**STATED EXERCISE:** Without including any pictures, write out the listing below exactly.

**DATA SECTION:**
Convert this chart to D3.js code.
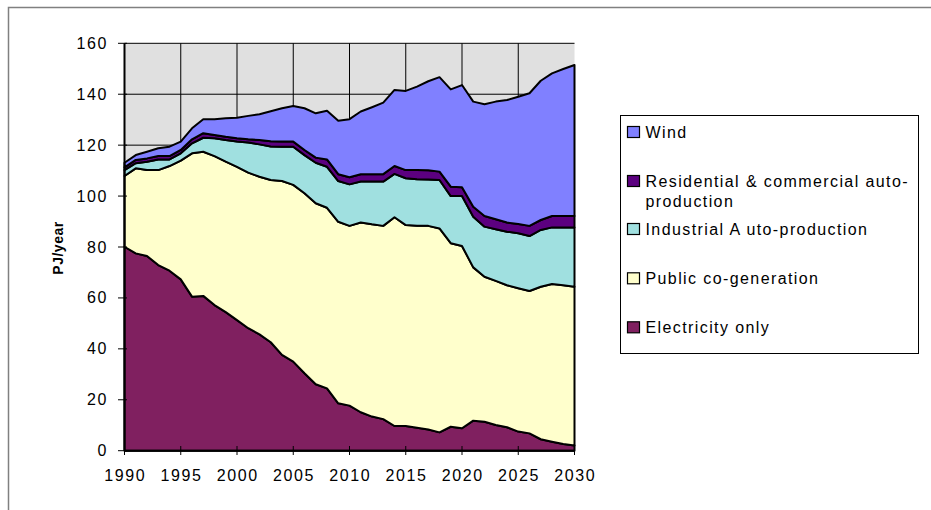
<!DOCTYPE html>
<html><head><meta charset="utf-8">
<script src="https://cdn.jsdelivr.net/npm/d3@7"></script>
<style>body{margin:0;background:#fff}svg{display:block}text{font-family:"Liberation Sans",Arial,sans-serif}</style>
</head><body><svg id="c" width="931" height="510"></svg>
<script>
const years = d3.range(1990, 2031);
const electricityOnly = [80.1,77.5,76.5,72.9,70.7,67.3,60.5,60.8,57.2,54.4,51.3,48.1,45.7,42.6,37.6,35.0,30.4,26.1,24.5,18.6,17.7,15.1,13.4,12.4,9.7,9.7,9.0,8.3,7.2,9.4,8.8,11.8,11.4,10.1,9.2,7.5,6.8,4.5,3.5,2.6,2.0];
const publicCogen = [27.8,33.4,33.7,37.3,41.1,46.6,56.3,56.6,58.5,59.1,60.2,61.1,61.9,63.7,68.3,69.4,70.7,71.1,70.9,71.3,70.6,74.5,75.5,75.9,82.0,78.9,79.3,80.0,80.1,72.1,71.6,60.2,56.9,56.6,55.8,56.3,55.9,59.9,62.0,62.4,62.4];
const industrialAuto = [2.3,2.0,3.3,4.2,2.6,2.9,3.9,5.5,7.0,8.5,9.9,11.8,12.7,13.2,13.5,15.0,15.0,15.9,16.1,16.0,16.3,16.1,16.8,17.4,17.0,18.4,18.3,18.2,19.0,18.5,19.6,19.9,19.7,20.3,21.0,21.6,21.6,22.3,22.2,22.7,23.3];
const residentialAuto = [1.1,1.3,1.3,1.3,1.3,1.3,1.6,1.8,1.3,1.3,1.3,1.3,1.7,2.0,2.0,2.0,2.0,2.0,2.9,2.7,2.8,2.9,2.9,2.9,3.1,3.2,3.6,3.6,3.3,3.7,3.5,3.9,4.2,3.9,3.6,3.6,4.0,3.9,4.5,4.5,4.5];
const wind = [1.8,1.9,2.6,3.1,3.7,3.3,4.3,5.5,6.2,7.3,8.1,9.2,10.1,11.8,13.1,14.0,16.4,17.4,19.1,21.0,22.8,24.6,26.3,28.1,29.9,31.1,32.8,35.0,37.1,38.2,40.1,41.3,43.9,46.2,48.1,50.0,52.1,54.7,56.0,57.7,59.3];
const seriesKeys = ["Electricity only","Public co-generation","Industrial A uto-production","Residential & commercial auto-production","Wind"];
const seriesColors = ["#802060","#FFFFCC","#A0E0E0","#5C0080","#8080FF"];
const yTicks = [0,20,40,60,80,100,120,140,160];
const xTicks = [1990,1995,2000,2005,2010,2015,2020,2025,2030];
const legendOrder = ["Wind","Residential & commercial auto-|production","Industrial A uto-production","Public co-generation","Electricity only"];

const seriesArrays = [electricityOnly, publicCogen, industrialAuto, residentialAuto, wind];
const table = years.map((y,i)=>{const o={year:y}; seriesKeys.forEach((k,j)=>o[k]=seriesArrays[j][i]); return o;});

const svg = d3.select("#c");
const L=124.5, R=574.5, T=43.3, B=450.7;
const x = d3.scaleLinear().domain([1990,2030]).range([L,R]);
const y = d3.scaleLinear().domain([0,160]).range([B,T]);

svg.append("rect").attr("x",8.5).attr("y",7.5).attr("width",1000).attr("height",1000)
  .attr("fill","none").attr("stroke","#808080").attr("stroke-width",1.5);

svg.append("rect").attr("x",L).attr("y",T).attr("width",R-L).attr("height",B-T).attr("fill","#E0E0E0");
svg.append("g").selectAll("line").data(yTicks).join("line")
  .attr("x1",L).attr("x2",R).attr("y1",d=>y(d)).attr("y2",d=>y(d)).attr("stroke","#000").attr("stroke-width",1);
svg.append("g").selectAll("line").data(xTicks.slice(1,-1)).join("line")
  .attr("y1",T).attr("y2",B).attr("x1",d=>x(d)).attr("x2",d=>x(d)).attr("stroke","#000").attr("stroke-width",1);

const stack = d3.stack().keys(seriesKeys)(table);
const area = d3.area().x(d=>x(d.data.year)).y0(d=>y(d[0])).y1(d=>y(d[1]));
svg.append("g").selectAll("path").data(stack).join("path")
  .attr("d",area).attr("fill",(d,i)=>seriesColors[i]).attr("stroke","#000").attr("stroke-width",2).attr("stroke-linejoin","round");

svg.append("line").attr("x1",L).attr("x2",L).attr("y1",T).attr("y2",B).attr("stroke","#000").attr("stroke-width",2);
svg.append("line").attr("x1",L).attr("x2",R).attr("y1",B).attr("y2",B).attr("stroke","#000").attr("stroke-width",2);

const ya = svg.append("g");
ya.selectAll("line").data(yTicks).join("line").attr("x1",118).attr("x2",127).attr("y1",d=>y(d)).attr("y2",d=>y(d)).attr("stroke","#000");
ya.selectAll("text").data(yTicks).join("text").attr("x",108).attr("y",d=>y(d)+5.5).attr("text-anchor","end")
  .attr("font-size",16).attr("letter-spacing",1.6).text(d=>d);
const xa = svg.append("g");
xa.selectAll("line").data(xTicks).join("line").attr("y1",446).attr("y2",455).attr("x1",d=>x(d)).attr("x2",d=>x(d)).attr("stroke","#000");
xa.selectAll("text").data(xTicks).join("text").attr("x",d=>x(d)+0.8).attr("y",481).attr("text-anchor","middle")
  .attr("font-size",16).attr("letter-spacing",1.6).text(d=>d);

svg.append("text").attr("transform","translate(63,248) rotate(-90)").attr("text-anchor","middle")
  .attr("font-size",14).attr("font-weight","bold").attr("letter-spacing",0.5).text("PJ/year");

svg.append("rect").attr("x",620.5).attr("y",115.5).attr("width",298).attr("height",238).attr("fill","#fff").attr("stroke","#000");
const legY = [132,181,229,278.3,327.3];
const legColors = ["#8080FF","#5C0080","#A0E0E0","#FFFFCC","#802060"];
legendOrder.forEach((lab,i)=>{
  svg.append("rect").attr("x",627.5).attr("y",legY[i]-5.5).attr("width",12).attr("height",11)
    .attr("fill",legColors[i]).attr("stroke","#000").attr("stroke-width",1.2);
  const parts = lab.split("|");
  parts.forEach((p,j)=>{
    svg.append("text").attr("x",645.5).attr("y",legY[i]+5.5+j*20).attr("font-size",16).attr("letter-spacing",1.4).text(p);
  });
});
</script></body></html>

**RIGHT ANSWER:**
Convert this chart to D3.js code.
<!DOCTYPE html>
<html><head><meta charset="utf-8">
<script src="https://cdn.jsdelivr.net/npm/d3@7"></script>
<style>body{margin:0;background:#fff}svg{display:block}text{font-family:"Liberation Sans",Arial,sans-serif}</style>
</head><body><svg id="c" width="931" height="510"></svg>
<script>
const years = d3.range(1990, 2031);
const electricityOnly = [80.1,77.5,76.5,72.9,70.7,67.3,60.5,60.8,57.2,54.4,51.3,48.1,45.7,42.6,37.6,35.0,30.4,26.1,24.5,18.6,17.7,15.1,13.4,12.4,9.7,9.7,9.0,8.3,7.2,9.4,8.8,11.8,11.4,10.1,9.2,7.5,6.8,4.5,3.5,2.6,2.0];
const publicCogen = [27.8,33.4,33.7,37.3,41.1,46.6,56.3,56.6,58.5,59.1,60.2,61.1,61.9,63.7,68.3,69.4,70.7,71.1,70.9,71.3,70.6,74.5,75.5,75.9,82.0,78.9,79.3,80.0,80.1,72.1,71.6,60.2,56.9,56.6,55.8,56.3,55.9,59.9,62.0,62.4,62.4];
const industrialAuto = [2.3,2.0,3.3,4.2,2.6,2.9,3.9,5.5,7.0,8.5,9.9,11.8,12.7,13.2,13.5,15.0,15.0,15.9,16.1,16.0,16.3,16.1,16.8,17.4,17.0,18.4,18.3,18.2,19.0,18.5,19.6,19.9,19.7,20.3,21.0,21.6,21.6,22.3,22.2,22.7,23.3];
const residentialAuto = [1.1,1.3,1.3,1.3,1.3,1.3,1.6,1.8,1.3,1.3,1.3,1.3,1.7,2.0,2.0,2.0,2.0,2.0,2.9,2.7,2.8,2.9,2.9,2.9,3.1,3.2,3.6,3.6,3.3,3.7,3.5,3.9,4.2,3.9,3.6,3.6,4.0,3.9,4.5,4.5,4.5];
const wind = [1.8,1.9,2.6,3.1,3.7,3.3,4.3,5.5,6.2,7.3,8.1,9.2,10.1,11.8,13.1,14.0,16.4,17.4,19.1,21.0,22.8,24.6,26.3,28.1,29.9,31.1,32.8,35.0,37.1,38.2,40.1,41.3,43.9,46.2,48.1,50.0,52.1,54.7,56.0,57.7,59.3];
const seriesKeys = ["Electricity only","Public co-generation","Industrial A uto-production","Residential & commercial auto-production","Wind"];
const seriesColors = ["#802060","#FFFFCC","#A0E0E0","#5C0080","#8080FF"];
const yTicks = [0,20,40,60,80,100,120,140,160];
const xTicks = [1990,1995,2000,2005,2010,2015,2020,2025,2030];
const legendOrder = ["Wind","Residential & commercial auto-|production","Industrial A uto-production","Public co-generation","Electricity only"];

const seriesArrays = [electricityOnly, publicCogen, industrialAuto, residentialAuto, wind];
const table = years.map((y,i)=>{const o={year:y}; seriesKeys.forEach((k,j)=>o[k]=seriesArrays[j][i]); return o;});

const svg = d3.select("#c");
const L=124.5, R=574.5, T=43.3, B=450.7;
const x = d3.scaleLinear().domain([1990,2030]).range([L,R]);
const y = d3.scaleLinear().domain([0,160]).range([B,T]);

svg.append("rect").attr("x",8.5).attr("y",7.5).attr("width",1000).attr("height",1000)
  .attr("fill","none").attr("stroke","#808080").attr("stroke-width",1.5);

svg.append("rect").attr("x",L).attr("y",T).attr("width",R-L).attr("height",B-T).attr("fill","#E0E0E0");
svg.append("g").selectAll("line").data(yTicks).join("line")
  .attr("x1",L).attr("x2",R).attr("y1",d=>y(d)).attr("y2",d=>y(d)).attr("stroke","#000").attr("stroke-width",1);
svg.append("g").selectAll("line").data(xTicks.slice(1,-1)).join("line")
  .attr("y1",T).attr("y2",B).attr("x1",d=>x(d)).attr("x2",d=>x(d)).attr("stroke","#000").attr("stroke-width",1);

const stack = d3.stack().keys(seriesKeys)(table);
const area = d3.area().x(d=>x(d.data.year)).y0(d=>y(d[0])).y1(d=>y(d[1]));
svg.append("g").selectAll("path").data(stack).join("path")
  .attr("d",area).attr("fill",(d,i)=>seriesColors[i]).attr("stroke","#000").attr("stroke-width",2).attr("stroke-linejoin","round");

svg.append("line").attr("x1",L).attr("x2",L).attr("y1",T).attr("y2",B).attr("stroke","#000").attr("stroke-width",2);
svg.append("line").attr("x1",L).attr("x2",R).attr("y1",B).attr("y2",B).attr("stroke","#000").attr("stroke-width",2);

const ya = svg.append("g");
ya.selectAll("line").data(yTicks).join("line").attr("x1",118).attr("x2",127).attr("y1",d=>y(d)).attr("y2",d=>y(d)).attr("stroke","#000");
ya.selectAll("text").data(yTicks).join("text").attr("x",108).attr("y",d=>y(d)+5.5).attr("text-anchor","end")
  .attr("font-size",16).attr("letter-spacing",1.6).text(d=>d);
const xa = svg.append("g");
xa.selectAll("line").data(xTicks).join("line").attr("y1",446).attr("y2",455).attr("x1",d=>x(d)).attr("x2",d=>x(d)).attr("stroke","#000");
xa.selectAll("text").data(xTicks).join("text").attr("x",d=>x(d)+0.8).attr("y",481).attr("text-anchor","middle")
  .attr("font-size",16).attr("letter-spacing",1.6).text(d=>d);

svg.append("text").attr("transform","translate(63,248) rotate(-90)").attr("text-anchor","middle")
  .attr("font-size",14).attr("font-weight","bold").attr("letter-spacing",0.5).text("PJ/year");

svg.append("rect").attr("x",620.5).attr("y",115.5).attr("width",298).attr("height",238).attr("fill","#fff").attr("stroke","#000");
const legY = [132,181,229,278.3,327.3];
const legColors = ["#8080FF","#5C0080","#A0E0E0","#FFFFCC","#802060"];
legendOrder.forEach((lab,i)=>{
  svg.append("rect").attr("x",627.5).attr("y",legY[i]-5.5).attr("width",12).attr("height",11)
    .attr("fill",legColors[i]).attr("stroke","#000").attr("stroke-width",1.2);
  const parts = lab.split("|");
  parts.forEach((p,j)=>{
    svg.append("text").attr("x",645.5).attr("y",legY[i]+5.5+j*20).attr("font-size",16).attr("letter-spacing",1.4).text(p);
  });
});
</script></body></html>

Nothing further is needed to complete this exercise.